[PATCH] drm/xe: Flush delayed frees and retry on user object allocation failure

Mon Mar 17 13:02:23 UTC 2025

Hi, Tvrtko,

On Fri, 2025-03-14 at 14:57 +0000, Tvrtko Ursulin wrote:
> If userspace workload is operating near the limit of available memory
> and
> it moves from one large working set to another, in other words free
> some
> large buffers and immediately allocate some new ones, the TTM
> eviction
> attempt during new resource allocation may not be effective due the
> combination of relying on trylock and the fact released buffer might
> have
> ended on the delayed release path.
> 
> From userspace point of view this reflects as sporadic
> VK_ERROR_OUT_OF_DEVICE_MEMORY ie. sometimes the application will
> work,
> sometimes will fail, even if it does exactly the same thing on an
> otherwise idle system.
> 
> Good examples are two tests from the VK CTS suite:
> 
>  - dEQP-VK.pipeline.monolithic.render_to_image.core.*
>  - dEQP-VK.memory.allocation.random*
> 
> To improve this we can flush the TTM delayed object free workqueue
> and
> retry when encountering ENOMEM, which so far looks like a significant
> improvement in mean-time-to-failure.
> 
> Signed-off-by: Tvrtko Ursulin <tvrtko.ursulin at igalia.com>
> Cc: Lucas De Marchi <lucas.demarchi at intel.com>
> Cc: Rodrigo Vivi <rodrigo.vivi at intel.com>
> Cc: Thomas Hellström <thomas.hellstrom at linux.intel.com>
> ---
>  drivers/gpu/drm/xe/xe_bo.c | 22 +++++++++++++++++++---
>  1 file changed, 19 insertions(+), 3 deletions(-)
> 
> diff --git a/drivers/gpu/drm/xe/xe_bo.c b/drivers/gpu/drm/xe/xe_bo.c
> index 64f9c936eea0..53f45c766e59 100644
> --- a/drivers/gpu/drm/xe/xe_bo.c
> +++ b/drivers/gpu/drm/xe/xe_bo.c
> @@ -1900,9 +1900,25 @@ struct xe_bo *xe_bo_create_user(struct
> xe_device *xe, struct xe_tile *tile,
>  				u16 cpu_caching,
>  				u32 flags)
>  {
> -	struct xe_bo *bo = __xe_bo_create_locked(xe, tile, vm, size,
> 0, ~0ULL,
> -						 cpu_caching,
> ttm_bo_type_device,
> -						 flags |
> XE_BO_FLAG_USER, 0);
> +	unsigned int retry = 3;
> +	struct xe_bo *bo;
> +
> +	while (retry--) {
> +		bo = __xe_bo_create_locked(xe, tile, vm, size, 0,
> ~0ULL,
> +					   cpu_caching,
> ttm_bo_type_device,
> +					   flags | XE_BO_FLAG_USER,
> 0);
> +		if (!IS_ERR(bo) || PTR_ERR(bo) != -ENOMEM)
> +			break;
> +
> +		/*
> +		 * TTM eviction may sporadically fail due reliance
> on trylock
> +		 * and delayed ttm_bo deletion causing trylock to
> fail.

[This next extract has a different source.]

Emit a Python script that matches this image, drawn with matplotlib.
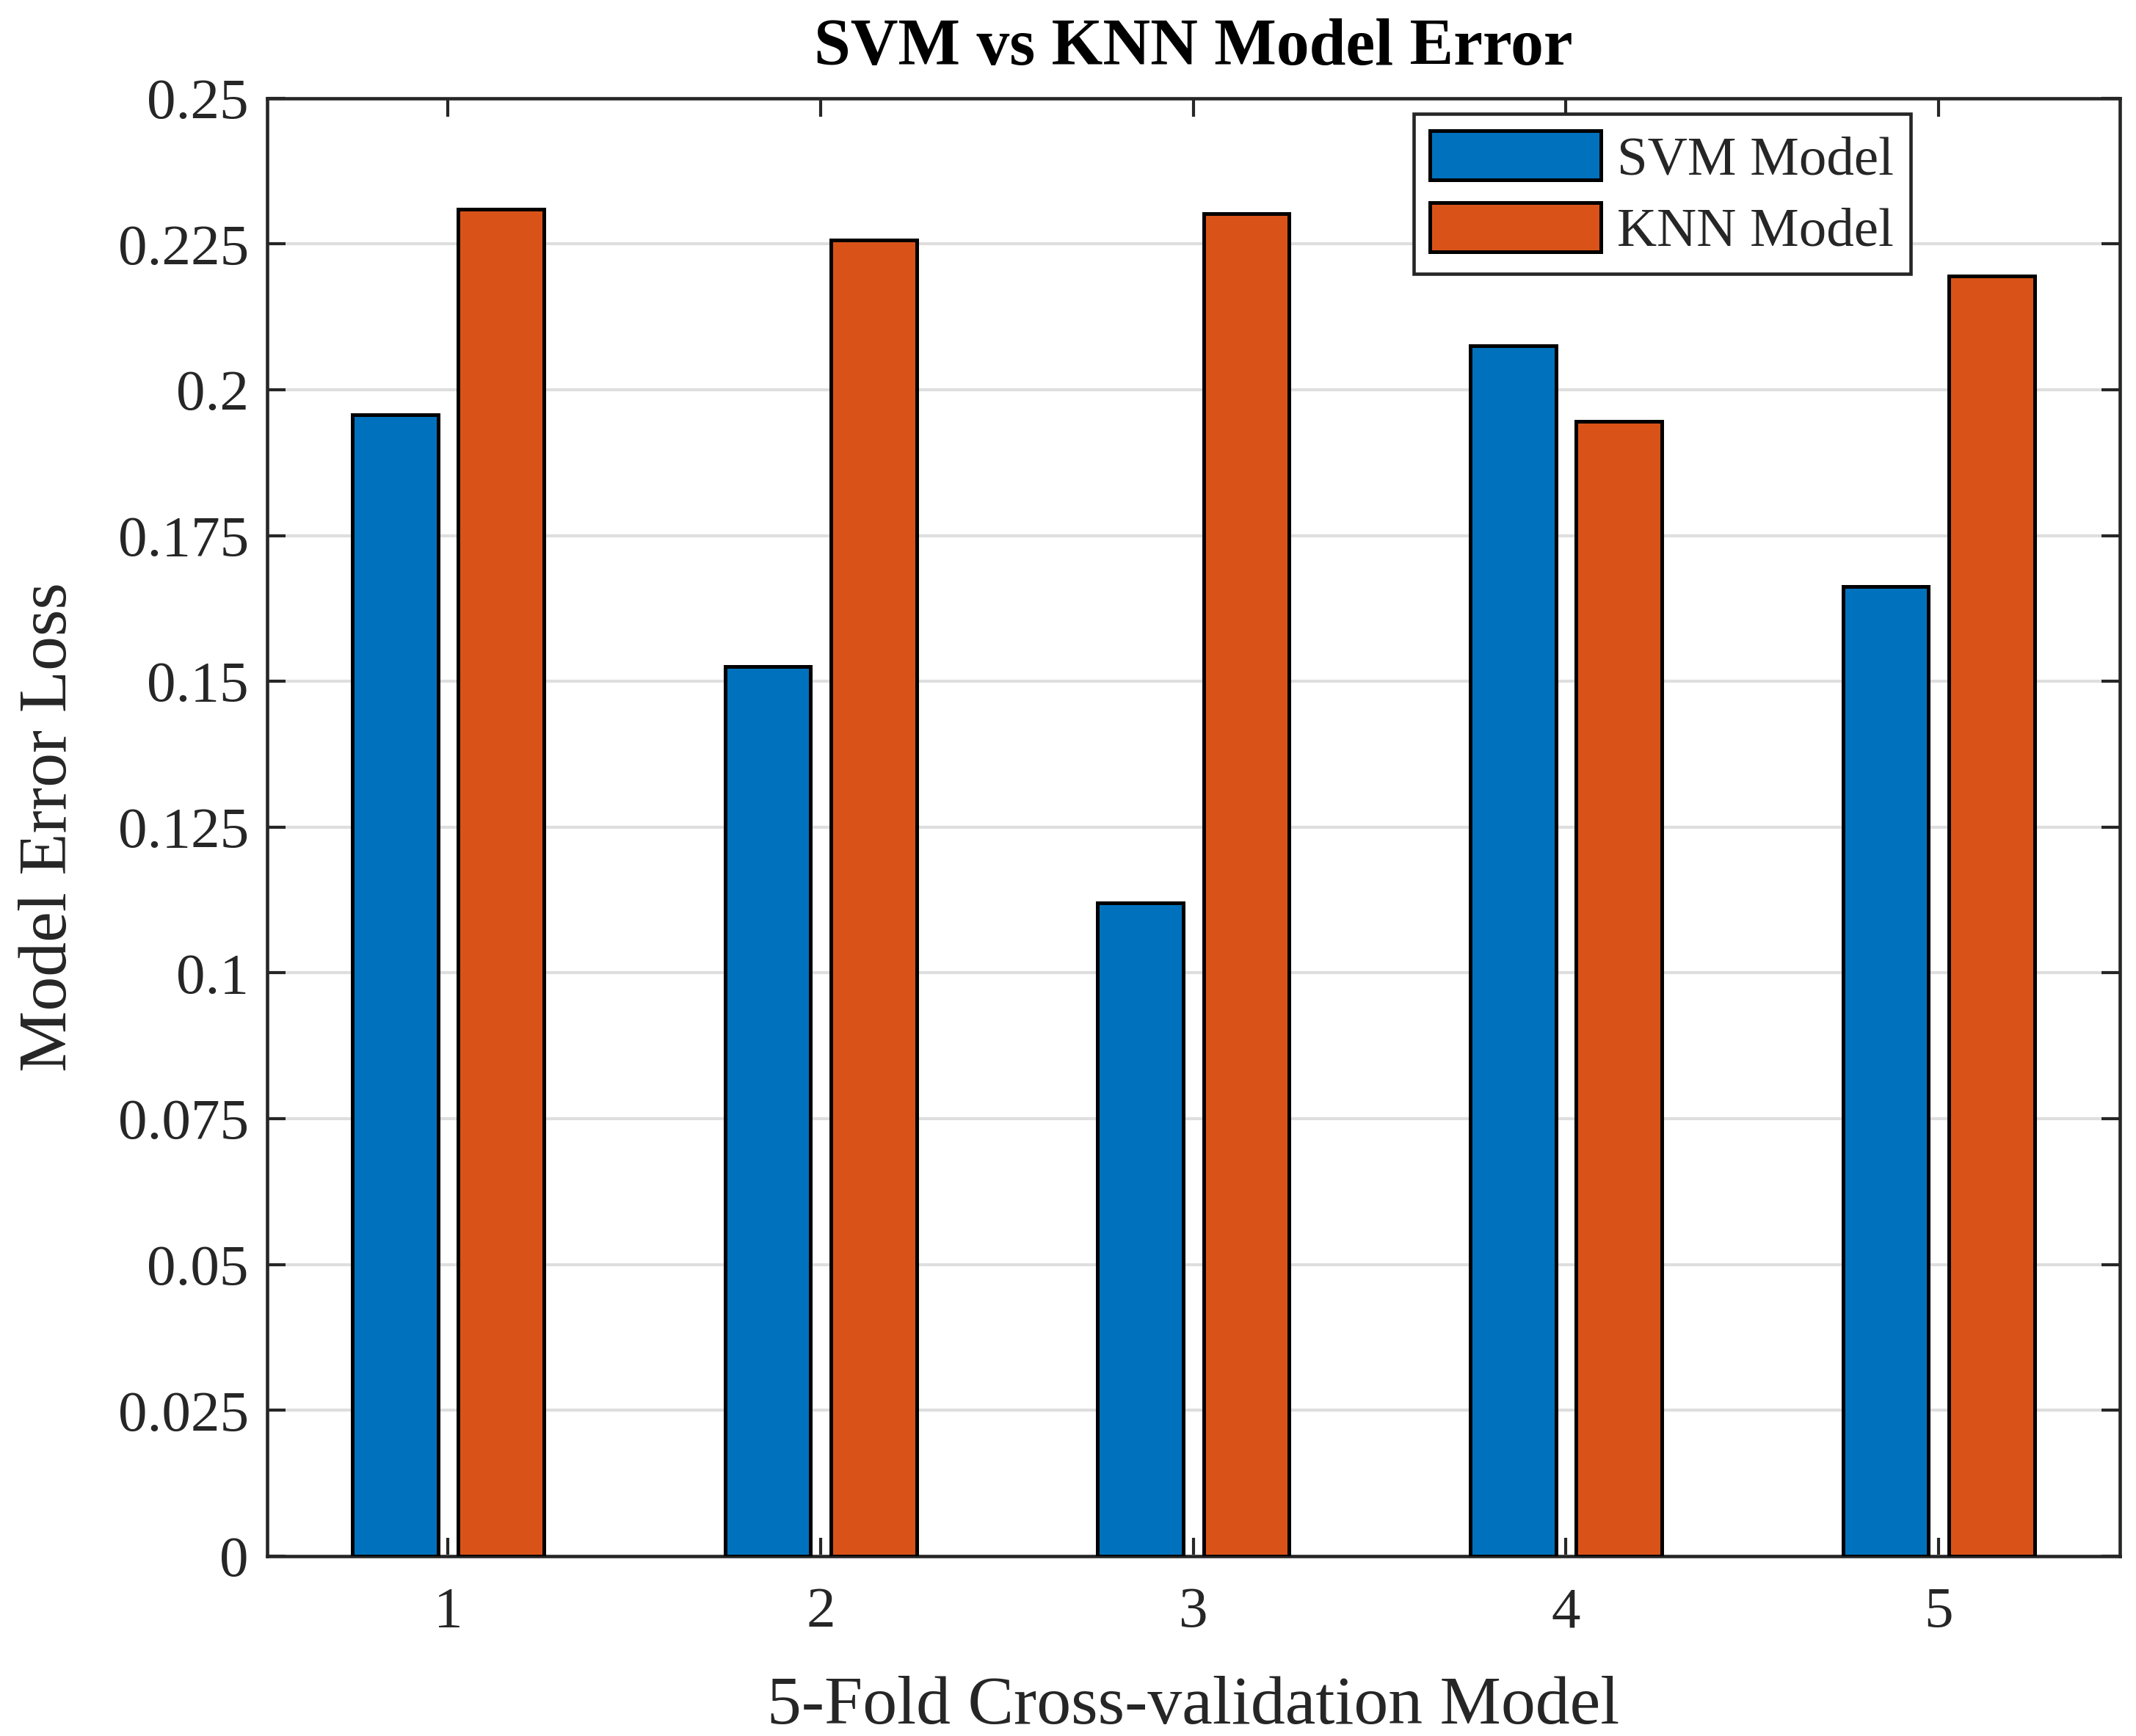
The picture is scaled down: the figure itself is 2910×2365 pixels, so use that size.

Work
> +		 * around it by retrying after currently pending
> delayed
> +		 * releases have been processed.
> +		 */
> +		flush_workqueue(xe->ttm.wq);
> +	}

We should use xe_vm_validate_should_retry() for this. (I think actually
I saw a patch for that floating around somewhere). IIRC the bos are
lockable also when in the delayed object free workqueue?

So could you try with that instead? If you think that doesn't help, we
should perhaps consider also flushing the we ttm wq from within that
function instead.

Thanks,
Thomas

> +
>  	if (!IS_ERR(bo))
>  		xe_bo_unlock_vm_held(bo);
>